In the Adler internal campaign poll reported in the press, DeStefano was tagged as a “Tea Party” candidate. However, given the controversy and uncertainty over his connection to the Tea Party movement, the Rutgers-Eagleton Poll simply labeled him as an “independent candidate.”

“We chose not to label DeStefano as a Tea Party candidate, and this no doubt lowered his support in the poll, compared to the internal Adler campaign poll,” said Redlawsk. “However, given the level of debate over his status, even labeling him as Tea Party would most likely have had a limited effect, especially among those voters most paying attention.”

State of the Race in the 3rd District

“As a well-funded incumbent, John Adler could be expected to start off with an advantage in the election,” said David Redlawsk. “Even so, given the general sense of frustration voters are expressing, Adler’s very close win two years ago, and the competitive nature of the 3rd District, he has a fight on his hands.”

Monday, August 9, 2010

It may be the dog days, but at least one NJ Congressional race is hot!

It has been a while since I have updated this blog, primarily because I have been traveling to research conferences and the like for much of the summer. It's also the case that most people say that political polling in August is not worth the effort.

I would usually agree, but this year it's not only the weather that has heated up. In the midst of this sweltering New Jersey summer, the 3rd Congressional District race has been even hotter. Incumbent freshman Democrat John Adler, who won the traditionally Republican seat two years ago, is fighting to hold onto it in the face of a challenge from former Philadelphia Eagles offensive lineman John Runyan. Runyan won the Republican primary, and has been racing money at a decent clip. Most observers assume the race will be a close one, given the Republican leanings of the district (Gov. Christie won it handily) and the general negative environment for Democrats.

Adding early excitement was an Adler campaign poll, released (leaked) to the press showing the Congressman up 17 points over Runyan. What made this interesting was not the margin, but the addition of a third candidate who was not on anyone's radar. Peter DeStefano was included as a "Tea Party Independent" in the poll and according to Adler's pollster, got 12 percent when no one seemed to even know he was running. No doubt the "Tea Party" label made the difference.

The question is what is the real state of the race in these early days of August? It is a truism that November is still a long way off, but it seems worth getting a baseline to work from.

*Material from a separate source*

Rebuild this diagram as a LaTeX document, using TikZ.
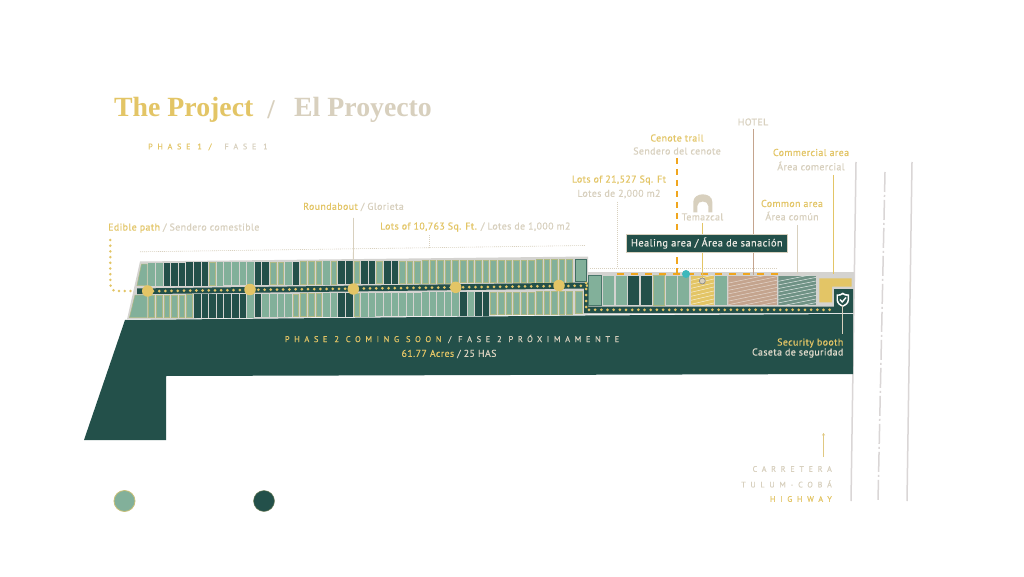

So we are doing that. Tomorrow (Tuesday) we will release a Rutgers-Eagleton Poll of the 3rd district, gauging the race as it stands right now. It is a simple poll - a head-to-head and a few other questions. What makes it potentially interesting is that we initially do not include DeStefano in the mix, and then follow up with a second ballot test including him.

We also ask if people are paying much attention - and 54% say they are paying a lot or at least some attention to news about the campaign. That seems pretty high for August, but suggests that this really will be the race to watch in New Jersey. Not to give too much away before we do the actual release, but the results among those paying attention are quite different than among the rest of the CD-3 registered voters we surveyed.

Also, we simultaneously did a statewide survey of registered voters focusing on questions about Gov. Christie, the state budget, and generic Congressional ballot tests. We will be releasing those data over the next week.

Finally, we made a very small foray into calling cell phones on the statewide survey, with about 10% of our completes coming from cell phone only households and the remaining 90% from a traditional landline RDD sample.